Humanum: Made in the Image of God
Leonie Caldecott FAITH MAGAZINE March - April 2015
Last year the much loved Oxford-based Catholic intellectual Stratford Caldecott died of cancer. The journal he launched in his final years, however, continues. Stratford’s widow Leonie now tells Faith magazine why Humanum is an important part of her husband’s legacy.
What does it mean to be human? The question lies at the heart of the anthropological vision of Saint John Paul II, a vision which has done so much to elucidate the immemorial teaching of the Church for the modern world. As he put it in his first encyclical, Redemptor Hominis: “The way of man is the way of the Church.”

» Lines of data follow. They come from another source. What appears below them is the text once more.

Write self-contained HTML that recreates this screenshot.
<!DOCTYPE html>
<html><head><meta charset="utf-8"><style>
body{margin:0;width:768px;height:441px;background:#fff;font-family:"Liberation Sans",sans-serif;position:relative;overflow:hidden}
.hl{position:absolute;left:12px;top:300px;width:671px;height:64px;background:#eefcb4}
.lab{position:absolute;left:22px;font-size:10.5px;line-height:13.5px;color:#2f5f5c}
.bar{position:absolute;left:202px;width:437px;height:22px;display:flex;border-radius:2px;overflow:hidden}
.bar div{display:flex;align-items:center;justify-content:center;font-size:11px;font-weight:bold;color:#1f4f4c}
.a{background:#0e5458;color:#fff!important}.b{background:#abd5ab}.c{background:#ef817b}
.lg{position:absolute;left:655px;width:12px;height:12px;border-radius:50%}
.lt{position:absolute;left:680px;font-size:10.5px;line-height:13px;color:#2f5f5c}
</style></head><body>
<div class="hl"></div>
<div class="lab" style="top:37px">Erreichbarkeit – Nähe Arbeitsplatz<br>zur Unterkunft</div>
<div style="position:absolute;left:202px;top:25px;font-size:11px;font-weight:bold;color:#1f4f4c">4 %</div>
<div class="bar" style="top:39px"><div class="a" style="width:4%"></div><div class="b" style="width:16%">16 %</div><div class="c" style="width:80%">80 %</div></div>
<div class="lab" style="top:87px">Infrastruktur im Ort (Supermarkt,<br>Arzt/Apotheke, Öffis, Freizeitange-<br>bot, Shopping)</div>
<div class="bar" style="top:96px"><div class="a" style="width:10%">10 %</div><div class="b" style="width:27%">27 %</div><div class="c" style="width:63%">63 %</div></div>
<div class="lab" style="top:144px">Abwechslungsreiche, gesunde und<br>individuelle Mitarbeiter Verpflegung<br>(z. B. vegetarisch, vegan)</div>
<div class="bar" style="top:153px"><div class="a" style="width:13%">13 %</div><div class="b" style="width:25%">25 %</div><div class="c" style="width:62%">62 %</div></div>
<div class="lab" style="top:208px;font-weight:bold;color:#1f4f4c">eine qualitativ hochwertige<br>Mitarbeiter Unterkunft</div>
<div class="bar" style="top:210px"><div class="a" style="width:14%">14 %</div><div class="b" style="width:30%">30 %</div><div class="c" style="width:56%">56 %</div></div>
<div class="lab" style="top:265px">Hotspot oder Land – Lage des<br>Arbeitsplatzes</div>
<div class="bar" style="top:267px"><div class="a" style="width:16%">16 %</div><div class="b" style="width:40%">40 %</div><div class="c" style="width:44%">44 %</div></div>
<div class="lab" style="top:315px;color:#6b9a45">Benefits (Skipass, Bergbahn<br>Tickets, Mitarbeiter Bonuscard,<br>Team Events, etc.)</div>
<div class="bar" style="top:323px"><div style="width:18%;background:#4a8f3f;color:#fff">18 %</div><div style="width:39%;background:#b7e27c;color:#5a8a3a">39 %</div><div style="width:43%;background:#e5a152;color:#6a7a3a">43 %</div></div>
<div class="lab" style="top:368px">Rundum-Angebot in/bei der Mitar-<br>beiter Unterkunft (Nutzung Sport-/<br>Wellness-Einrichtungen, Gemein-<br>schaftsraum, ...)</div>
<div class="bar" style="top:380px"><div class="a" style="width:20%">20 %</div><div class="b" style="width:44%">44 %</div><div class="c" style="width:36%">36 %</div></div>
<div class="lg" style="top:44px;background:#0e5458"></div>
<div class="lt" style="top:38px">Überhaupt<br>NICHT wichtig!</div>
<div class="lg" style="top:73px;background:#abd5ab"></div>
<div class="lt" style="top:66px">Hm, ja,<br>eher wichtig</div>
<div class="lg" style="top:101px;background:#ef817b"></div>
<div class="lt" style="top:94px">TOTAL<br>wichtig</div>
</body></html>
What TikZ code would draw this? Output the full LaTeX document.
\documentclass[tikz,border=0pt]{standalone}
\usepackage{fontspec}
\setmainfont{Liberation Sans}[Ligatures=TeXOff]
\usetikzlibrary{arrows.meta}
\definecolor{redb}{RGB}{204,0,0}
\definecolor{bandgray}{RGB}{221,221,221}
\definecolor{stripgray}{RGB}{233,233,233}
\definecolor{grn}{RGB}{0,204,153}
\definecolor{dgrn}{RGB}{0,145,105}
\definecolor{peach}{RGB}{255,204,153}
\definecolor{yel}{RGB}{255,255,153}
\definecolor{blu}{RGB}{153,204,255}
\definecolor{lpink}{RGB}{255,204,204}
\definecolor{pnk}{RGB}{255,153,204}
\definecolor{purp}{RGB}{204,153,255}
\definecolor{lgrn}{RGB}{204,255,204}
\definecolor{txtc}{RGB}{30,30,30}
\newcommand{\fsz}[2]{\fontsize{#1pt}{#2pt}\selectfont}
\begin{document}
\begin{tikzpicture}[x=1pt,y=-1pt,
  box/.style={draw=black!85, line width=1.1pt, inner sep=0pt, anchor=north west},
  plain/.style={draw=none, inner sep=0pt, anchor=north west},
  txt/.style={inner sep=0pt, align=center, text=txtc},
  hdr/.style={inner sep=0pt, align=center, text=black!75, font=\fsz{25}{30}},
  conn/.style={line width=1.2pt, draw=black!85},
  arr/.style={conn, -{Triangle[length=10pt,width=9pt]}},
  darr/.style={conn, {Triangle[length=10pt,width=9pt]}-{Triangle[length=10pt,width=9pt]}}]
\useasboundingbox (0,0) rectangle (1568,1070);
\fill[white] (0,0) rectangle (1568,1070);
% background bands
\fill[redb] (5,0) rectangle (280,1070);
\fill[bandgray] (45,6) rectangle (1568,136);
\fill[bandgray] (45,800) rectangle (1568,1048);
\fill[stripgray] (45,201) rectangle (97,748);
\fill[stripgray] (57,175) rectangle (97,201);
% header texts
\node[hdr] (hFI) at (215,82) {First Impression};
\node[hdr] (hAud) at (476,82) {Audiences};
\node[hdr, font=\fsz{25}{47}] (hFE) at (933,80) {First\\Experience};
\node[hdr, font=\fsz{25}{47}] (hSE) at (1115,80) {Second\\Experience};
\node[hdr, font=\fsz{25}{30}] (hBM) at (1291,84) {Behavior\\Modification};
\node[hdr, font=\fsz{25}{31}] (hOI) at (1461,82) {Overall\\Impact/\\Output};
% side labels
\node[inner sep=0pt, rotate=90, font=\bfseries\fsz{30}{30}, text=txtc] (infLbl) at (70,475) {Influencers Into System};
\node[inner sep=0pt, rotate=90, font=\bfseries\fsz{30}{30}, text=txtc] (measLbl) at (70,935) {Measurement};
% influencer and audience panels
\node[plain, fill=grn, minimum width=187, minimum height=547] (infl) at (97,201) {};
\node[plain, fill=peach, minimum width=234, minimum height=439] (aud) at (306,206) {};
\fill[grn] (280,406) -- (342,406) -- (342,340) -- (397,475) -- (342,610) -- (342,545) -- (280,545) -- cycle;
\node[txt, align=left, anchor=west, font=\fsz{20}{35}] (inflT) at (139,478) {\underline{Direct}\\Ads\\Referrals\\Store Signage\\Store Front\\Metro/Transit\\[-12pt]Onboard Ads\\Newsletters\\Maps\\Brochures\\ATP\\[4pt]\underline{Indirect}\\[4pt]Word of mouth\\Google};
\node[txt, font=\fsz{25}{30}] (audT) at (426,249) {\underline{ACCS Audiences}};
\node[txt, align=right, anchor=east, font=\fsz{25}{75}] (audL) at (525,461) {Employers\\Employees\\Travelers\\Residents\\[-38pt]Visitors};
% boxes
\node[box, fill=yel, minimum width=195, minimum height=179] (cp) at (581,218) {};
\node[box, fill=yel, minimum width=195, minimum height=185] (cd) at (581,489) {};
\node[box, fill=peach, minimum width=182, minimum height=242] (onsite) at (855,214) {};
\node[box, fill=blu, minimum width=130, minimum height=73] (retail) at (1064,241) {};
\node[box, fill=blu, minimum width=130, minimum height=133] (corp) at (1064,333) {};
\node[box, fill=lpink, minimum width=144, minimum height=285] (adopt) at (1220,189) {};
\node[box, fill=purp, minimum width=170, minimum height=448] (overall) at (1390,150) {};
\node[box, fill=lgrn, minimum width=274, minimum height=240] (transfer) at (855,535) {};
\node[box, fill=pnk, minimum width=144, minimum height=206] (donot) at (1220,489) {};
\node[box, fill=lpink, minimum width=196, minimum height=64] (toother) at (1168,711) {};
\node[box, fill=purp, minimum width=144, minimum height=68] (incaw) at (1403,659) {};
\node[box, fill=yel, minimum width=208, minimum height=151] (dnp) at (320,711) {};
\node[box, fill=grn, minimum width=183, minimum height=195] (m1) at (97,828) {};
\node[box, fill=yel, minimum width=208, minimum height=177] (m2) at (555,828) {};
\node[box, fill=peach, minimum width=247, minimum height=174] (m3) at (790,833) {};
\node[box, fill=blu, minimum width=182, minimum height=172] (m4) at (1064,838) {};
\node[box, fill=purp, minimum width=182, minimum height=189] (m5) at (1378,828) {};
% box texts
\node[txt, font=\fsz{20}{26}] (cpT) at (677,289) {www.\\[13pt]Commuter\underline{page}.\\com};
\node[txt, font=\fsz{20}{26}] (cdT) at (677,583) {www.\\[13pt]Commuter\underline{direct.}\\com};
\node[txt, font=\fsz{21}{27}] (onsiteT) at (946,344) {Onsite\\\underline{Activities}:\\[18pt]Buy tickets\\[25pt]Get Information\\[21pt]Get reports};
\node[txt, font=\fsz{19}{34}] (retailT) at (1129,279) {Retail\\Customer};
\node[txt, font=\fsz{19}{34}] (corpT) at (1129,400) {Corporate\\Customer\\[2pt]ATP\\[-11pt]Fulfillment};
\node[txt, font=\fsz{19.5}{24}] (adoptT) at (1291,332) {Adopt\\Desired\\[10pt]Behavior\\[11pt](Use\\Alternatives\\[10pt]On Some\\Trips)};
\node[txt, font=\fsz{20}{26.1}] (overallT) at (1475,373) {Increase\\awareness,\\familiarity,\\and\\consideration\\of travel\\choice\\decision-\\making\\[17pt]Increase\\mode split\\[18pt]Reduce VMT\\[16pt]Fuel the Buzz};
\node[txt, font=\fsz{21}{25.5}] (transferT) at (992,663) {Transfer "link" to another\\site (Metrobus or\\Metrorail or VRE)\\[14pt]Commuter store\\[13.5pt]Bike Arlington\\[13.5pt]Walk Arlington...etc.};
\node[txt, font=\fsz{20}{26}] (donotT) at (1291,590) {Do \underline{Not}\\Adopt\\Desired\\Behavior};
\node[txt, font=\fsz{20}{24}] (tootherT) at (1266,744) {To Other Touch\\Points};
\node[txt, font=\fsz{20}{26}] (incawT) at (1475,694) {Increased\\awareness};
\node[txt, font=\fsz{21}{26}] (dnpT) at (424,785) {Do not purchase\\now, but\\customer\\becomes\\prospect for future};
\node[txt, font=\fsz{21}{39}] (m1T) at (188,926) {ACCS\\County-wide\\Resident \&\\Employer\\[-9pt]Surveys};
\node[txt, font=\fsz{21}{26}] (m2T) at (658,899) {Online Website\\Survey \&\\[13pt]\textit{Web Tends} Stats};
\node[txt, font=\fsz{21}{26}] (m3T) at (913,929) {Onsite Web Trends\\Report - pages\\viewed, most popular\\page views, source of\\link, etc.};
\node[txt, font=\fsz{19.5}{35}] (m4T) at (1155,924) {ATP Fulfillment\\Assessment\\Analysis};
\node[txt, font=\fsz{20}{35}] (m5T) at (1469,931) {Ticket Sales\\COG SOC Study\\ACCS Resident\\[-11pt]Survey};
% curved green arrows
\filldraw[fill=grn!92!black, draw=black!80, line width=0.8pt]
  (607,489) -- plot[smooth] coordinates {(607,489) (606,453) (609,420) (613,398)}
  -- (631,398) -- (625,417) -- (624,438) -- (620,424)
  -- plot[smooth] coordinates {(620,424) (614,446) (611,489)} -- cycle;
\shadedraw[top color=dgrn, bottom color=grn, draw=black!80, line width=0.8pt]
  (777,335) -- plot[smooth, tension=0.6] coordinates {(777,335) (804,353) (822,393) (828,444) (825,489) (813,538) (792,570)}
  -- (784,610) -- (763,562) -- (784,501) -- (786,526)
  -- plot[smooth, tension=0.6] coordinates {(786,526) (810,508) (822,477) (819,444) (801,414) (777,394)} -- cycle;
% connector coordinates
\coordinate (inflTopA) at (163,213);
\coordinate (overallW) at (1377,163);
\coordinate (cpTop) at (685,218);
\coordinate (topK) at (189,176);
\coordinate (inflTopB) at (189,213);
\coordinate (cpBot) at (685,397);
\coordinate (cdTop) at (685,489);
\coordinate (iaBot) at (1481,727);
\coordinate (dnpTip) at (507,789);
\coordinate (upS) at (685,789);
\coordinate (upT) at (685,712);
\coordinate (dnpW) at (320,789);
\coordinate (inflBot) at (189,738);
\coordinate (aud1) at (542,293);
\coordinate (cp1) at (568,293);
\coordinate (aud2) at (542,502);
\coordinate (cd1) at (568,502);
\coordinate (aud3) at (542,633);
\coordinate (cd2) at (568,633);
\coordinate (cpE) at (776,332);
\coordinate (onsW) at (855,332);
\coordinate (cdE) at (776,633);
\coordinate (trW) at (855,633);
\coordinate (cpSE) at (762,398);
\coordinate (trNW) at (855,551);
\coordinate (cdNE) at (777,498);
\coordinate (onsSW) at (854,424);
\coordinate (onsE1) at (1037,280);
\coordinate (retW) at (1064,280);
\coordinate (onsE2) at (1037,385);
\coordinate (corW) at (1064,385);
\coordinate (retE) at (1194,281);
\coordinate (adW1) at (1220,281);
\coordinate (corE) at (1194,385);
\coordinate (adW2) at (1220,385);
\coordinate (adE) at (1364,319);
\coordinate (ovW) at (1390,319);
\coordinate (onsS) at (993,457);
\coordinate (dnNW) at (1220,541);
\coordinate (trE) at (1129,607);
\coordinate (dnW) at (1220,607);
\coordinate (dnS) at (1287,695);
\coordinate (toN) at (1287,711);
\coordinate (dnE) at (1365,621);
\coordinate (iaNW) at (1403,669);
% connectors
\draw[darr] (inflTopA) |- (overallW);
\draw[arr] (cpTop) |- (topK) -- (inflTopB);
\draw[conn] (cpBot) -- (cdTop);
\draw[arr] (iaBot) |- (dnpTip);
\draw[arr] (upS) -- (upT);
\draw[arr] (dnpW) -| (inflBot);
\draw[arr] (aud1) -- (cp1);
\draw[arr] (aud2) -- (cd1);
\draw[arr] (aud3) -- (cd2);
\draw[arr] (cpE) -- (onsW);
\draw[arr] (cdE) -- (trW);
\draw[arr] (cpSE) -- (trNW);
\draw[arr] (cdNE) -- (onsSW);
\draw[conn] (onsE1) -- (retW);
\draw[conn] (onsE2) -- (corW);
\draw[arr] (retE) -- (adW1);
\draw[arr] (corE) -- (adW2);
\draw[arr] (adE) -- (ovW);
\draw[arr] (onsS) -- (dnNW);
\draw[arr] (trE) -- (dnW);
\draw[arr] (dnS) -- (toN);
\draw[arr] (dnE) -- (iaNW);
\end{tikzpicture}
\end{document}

In the developed world, we inhabit a culture that is in effect moving towards what C S Lewis called “the abolition of man”. It has therefore become increasingly imperative to develop this contribution of John Paul II’s, which has been developed and confirmed by his successors, for our fast-moving times. There is an urgent need to examine what is happening in the culture through a fully informed understanding of what man is: a creature made in the image of God and thus only fully him or herself in fruitful love.
Thus the Pontifical John Paul II Institute for Studies on Marriage and Family has created the Centre for Cultural and Pastoral Research (CCPR), now under the direction of the PIME missionary priest Fr Fabrizio Meroni, and its online journal Humanum (humanumreview.com). This invaluable resource, which can be accessed free of charge, had as its founding editor my late husband, Stratford Caldecott. Throughout his last illness, from 2011 when he was diagnosed with cancer till close to his death in 2014, Strat poured his considerable editorial experience, not to mention his vision, into Humanum. Now we who remain are carrying the work forward in the same spirit, in a transatlantic partnership made possible both by the internet and by a communion of hearts and minds.
The first issue of Humanum had as its theme “The Child”. This is fitting because the child is the template of what it means to be a human being, in both its potentiality and its extreme vulnerability. As Strat wrote in that first editorial: “We have barely begun to count the cost of the assault on the child, in social let alone in psychological or spiritual terms.”
The CCPR is particularly focused on the needs of the vulnerable, and so this theme has been developed in subsequent issues: “The Children of Divorce” (drawing on an important conference the CCPR organised on the issue), “Assisted Reproductive Technology”, “Same Sex Unions”, “Absent Fathers”, “A Mother’s Work”, “Technology in the Home” and “Home and Neighbourhood”. Most recently Humanum has covered a series of topics relating to modern medicine, culminating in “The Ability of Disability”.
This year Humanum is exploring the theme of education. The first issue, which will go online sometime in March, deals with what it means to educate the person as a human being. The role of the family as the first educator of the child will be examined, as well as the educational theories of St John Bosco, Sofia Cavalletti and Luigi Giussani. The second issue will deal with schooling: what is an authentic pedagogy, the revival of classical education, home-schooling and new types of schools and colleges. The third issue will deal with sex education, and the fourth with education and technology. Running through all the issues is the concept of paideia, education that cultivates the virtues.
Each issue of Humanum contains a background article, and a number of reviews of the relevant literature. Strat believed that we must make a careful and credible case for discerning the meaning of the challenges thrown up by the mainstream secular culture: “There is a place and a time for making a stand, but there is also a place and a time for considered reflection, especially if there may be some hope of attacking the disease at its root. What Humanum, and the CCPR, hope to contribute to this debate, as we survey the vast field of relevant publications, is to establish such a time and a place: an oasis for considered reflection.”
“There is an urgent need to examine what is happening in the culture through a fully informed understanding of man as a creature made in the image of God”
A new development, to be introduced next summer, is ArteFact, which will look at how literature, film, theatre and art in general reflect the crisis of contemporary culture. Questions which the body politic or the academic world are unwilling to confront head-on are often dealt with through the medium of, say, science fiction: think of the Matrix films, or a novel such as Kazuo Ishiguro’s Never Let Me Go.
Each issue of Humanum also reproduces a work of fine art, which carries the resonance of the human spirit that informs the discussion of issues in the journal. For Humanum is concerned with the specificity of human experience, seen through the prism of human culture at its best. Just as Karol Wojtyla undertook a phenomenologically saturated analysis of modern human experience, so must we try to dig deep for an understanding of what is happening under the surface of the events of our own time.